Wednesday, March 15, 2006

contemporary poetry and why I dislike Sylvia Plath

Among my personal list of “most overrated books” is Sylvia Plath’s Ariel. I regularly force myself to teach those poems; they’re very popular, for whatever reason, with my students. I dislike Sylvia Plath's poetry; her poems are full of self pity and full of accusation at that poor father who “abandoned” her so selfishly by dying on her. So much blame. And so much of today’s poetry is the same. Every year I read the latest award winners--the Breadloaf Prize, the Whitman Prize--and every year I gag at what I read. I don’t want to hear about some guy’s adulterous wife. I don’t want to know what her nipples looked like. I don’t care if she left him for his best friend. These are things you don't want to discuss with people, if, say, you’ve just met them at a neighborhood party. Too Much Information, you shriek! But if it’s a poet, then hey! All that personal garbage is right out there for everyone to wallow in.

I recall one instance in a certain well-known MFA school--the name of which, of course, will remain a secret--in which some poor instructor tried to turn the tide: a female student came in with an Ariel-like poem lamenting the “three lost pearls” which somewhat leadenly symbolized her three lost babies, lost through her three abortions. “Three abortions!” the instructor scoffed. “What idiot could have so little self control as to need three abortions? It’s not even believable!”

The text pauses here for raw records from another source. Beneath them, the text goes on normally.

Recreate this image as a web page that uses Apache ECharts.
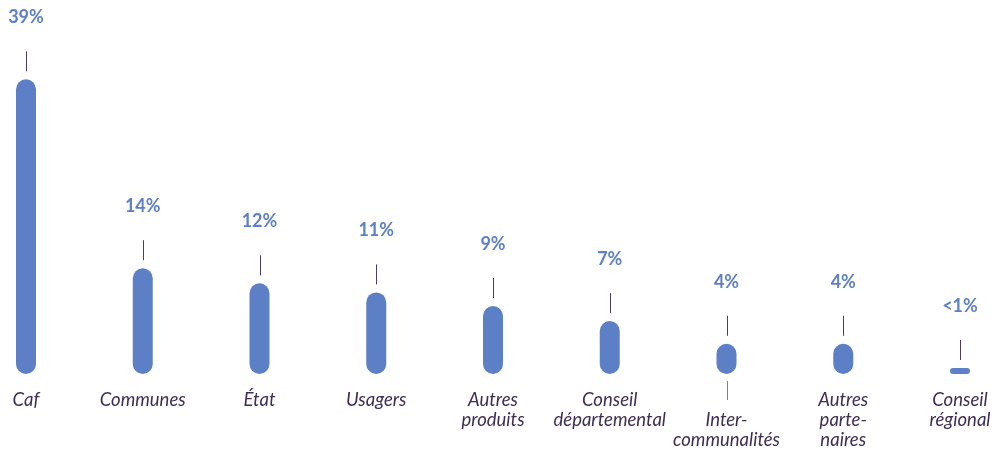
<!DOCTYPE html>
<html><head><meta charset="utf-8">
<script src="https://cdn.jsdelivr.net/npm/echarts@6/dist/echarts.min.js"></script>
<style>html,body{margin:0;padding:0;background:#fff}#c{width:996px;height:450px}</style>
</head><body><div id="c"></div>
<script>
var categories = ['Caf','Communes','État','Usagers','Autres\nproduits','Conseil\ndépartemental','\nInter-\ncommunalités','Autres\nparte-\nnaires','Conseil\nrégional'];
var values = [39, 14, 12, 10.8, 9, 7, 4, 4, 0.8];
var valueLabels = ['39%','14%','12%','11%','9%','7%','4%','4%','<1%'];
var underLine = [0, 0, 0, 0, 0, 0, 1, 0, 0];

var chart = echarts.init(document.getElementById('c'), null, {renderer:'canvas'});
chart.setOption({
  animation:false,
  grid:{left:26, right:36, top:0, bottom:74},
  xAxis:{type:'category', data:categories, boundaryGap:false,
    axisLine:{show:false}, axisTick:{show:false}, splitLine:{show:false},
    axisLabel:{interval:0, margin:16, color:'#3f2d55', fontFamily:'Lato', fontStyle:'italic', fontSize:18.5, lineHeight:20, verticalAlign:'top'}},
  yAxis:{type:'value', min:0, max:49.5, show:false, splitLine:{show:false}},
  series:[
    {type:'bar', data:values, barWidth:20,
     itemStyle:{color:'#5d7fc5', borderRadius:10},
     label:{show:true, position:'top', distance:53, color:'#5d7fc5', fontFamily:'Lato', fontWeight:'bold', fontSize:18,
       formatter:function(p){return valueLabels[p.dataIndex];}}},
    {type:'custom', data:values.map(function(v,i){return [i,v,underLine[i]];}), z:5, silent:true,
     renderItem:function(params, api){
       var top = api.coord([api.value(0), api.value(1)]);
       var base = api.coord([api.value(0), 0]);
       var x = Math.round(top[0]) + 0.5;
       var children = [{type:'line', shape:{x1:x, y1:top[1]-28, x2:x, y2:top[1]-8}, style:{stroke:'#4a3a5e', lineWidth:1}}];
       if (api.value(2)) {
         children.push({type:'line', shape:{x1:x, y1:base[1]+7, x2:x, y2:base[1]+26}, style:{stroke:'#8a6fc6', lineWidth:1}});
       }
       return {type:'group', children:children};
     }}
  ]
});
</script></body></html>
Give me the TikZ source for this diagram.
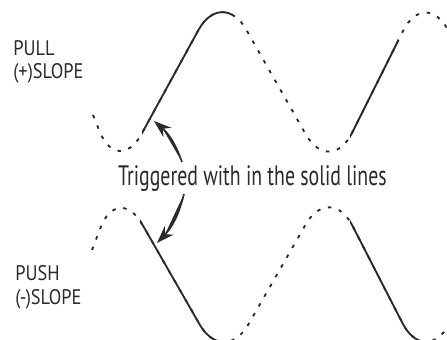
\documentclass[tikz,border=0pt]{standalone}
\usepackage{fontspec}
\usepackage{xcolor}
\usepackage{tikz}
\newfontfamily\labelfont{PT Sans}[FakeStretch=0.87]
\newfontfamily\trigfont{PT Sans}[FakeStretch=0.705]
\definecolor{inkgray}{HTML}{2A2A2A}
\usetikzlibrary{arrows.meta}

%% wave outlines (picture units = pixels)
\newcommand{\pullwave}{(93,115) -- (118,177) -- (222,-13) -- (330,177) -- (425,-13) -- (461,54)}
\newcommand{\pushwave}{(92,250) -- (118,182) -- (224,367) -- (330,182) -- (425,367) -- (462,302)}

\begin{document}
\begin{tikzpicture}[
          x=0.02cm, y=-0.02cm,
          every node/.style = {text=inkgray, inner sep=0pt},
          side/.style = {font=\labelfont\fontsize{12}{13.5}\selectfont, align=left, anchor=north west},
          note/.style = {font=\trigfont\fontsize{16}{18}\selectfont, anchor=base},
          wave/.style = {draw=inkgray, line width=1.05pt, rounded corners=28pt},
          dotwave/.style = {wave, dash pattern=on 2pt off 4.4pt},
          arr/.style = {-{Stealth[length=10pt, width=7pt]}, draw=inkgray, fill=inkgray, line width=0.9pt},
        ]
        \useasboundingbox (0,0) rectangle (447,340);
        \clip (0,0) rectangle (447,340);

        %% Nodes
        \node[side] (pull) at (13,40) {PULL\\(+)SLOPE};
        \node[side] (push) at (15,265) {PUSH\\(-)SLOPE};
        \node[note] (trig) at (252.5,186) {Triggered with in the solid lines};

        %% Waves: dotted everywhere, solid where triggered
        \draw[dotwave] \pullwave;
        \begin{scope}
          \clip (142,0) rectangle (233,340) (350,0) rectangle (398,340);
          \draw[wave] \pullwave;
        \end{scope}
        \draw[dotwave] \pushwave;
        \begin{scope}
          \clip (140,0) rectangle (226,340) (350,0) rectangle (427,340);
          \draw[wave] \pushwave;
        \end{scope}

        %% Arrows to the solid lines
        \coordinate (uptail) at (182,162);
        \coordinate (pulltap) at (154,121);
        \coordinate (downtail) at (184,194);
        \coordinate (pushtap) at (157,243);
        \draw[arr] (uptail) to[bend right=15] (pulltap);
        \draw[arr] (downtail) to[bend left=15] (pushtap);
      \end{tikzpicture}
\end{document}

Even as he spoke students in the class were gesturing wildly to him to stop, to no avail. The would-be poet’s eyes filled with tears. She refused to speak further. It was all so true, don’t you know.

And this is why I loathe contemporary poetry. Whatever happened to imagination? To art, for god’s sake?

And it's all Sylvia Plath's fault.

5 comments:

Lauren Brazeal said...

Hi,

I just wanted to say I couldn't agree more about the state of contemporary poetry. Things will change though, we can't wallow forever...?

Cheers,

Lauren

Fluffy Singler said...

Well actually, at least one of those lost pearls was through a miscarriage, which is well-documented!

VelanedeBeaute said...

Poor Sylvia Plath. But well yeah, you're right. Art, imagination and inspirations are kinda lost somewhere in the rubble of people painting their personal lives.
I kinda smirked at your poet. It was plain good humor. ;)

Unknown said...

I think your missing the point here.
Good poetry is good poetry, whether it is overly "confessional" or just a basic description of a natural scene, whether or not the poem is good is not dependant on whether or not it is one of these things, but whether or not the poem is good.

I agree that most ameteur poets these days are too concerned with cathartic self expression to be bothered with refinement and the actual art of poetry, but this is a problem of the individual, it is not to say something cannot be highly personal in detail but still subtle enough that the reader is not inundated with lines of facts.

In other words saying you hate Plath's poems because they are full of self pity and accusation seems weak criticism, though a valid opinion. (The irony is this aspect of her poetry drives me insane too purely due to the excessive descriptions of relatively basic things) In other words it seems to imply all poems which are concerned with self pity are bad.

While it seems easy to point to narcissism as the engine behind a lot of ameteur poetry, this is perhaps unfair in that there is a certain beauty to the plight of the individual, to study a human from that perspective which poetry affords is a beautiful thing, WHEN it is done properly. And I truly believe it can be. I'm thinking of Vita Wests "beechwoods at Knole" or

JA O said...

I think it's just your taste. You don't like this kind of poetry, that invloves self pity and negative emotions. But it doesn't mean this poems were poeticly bad which are not at all. I think her poems reflect human emotions. It's very humane. And so strongly expressed with skill.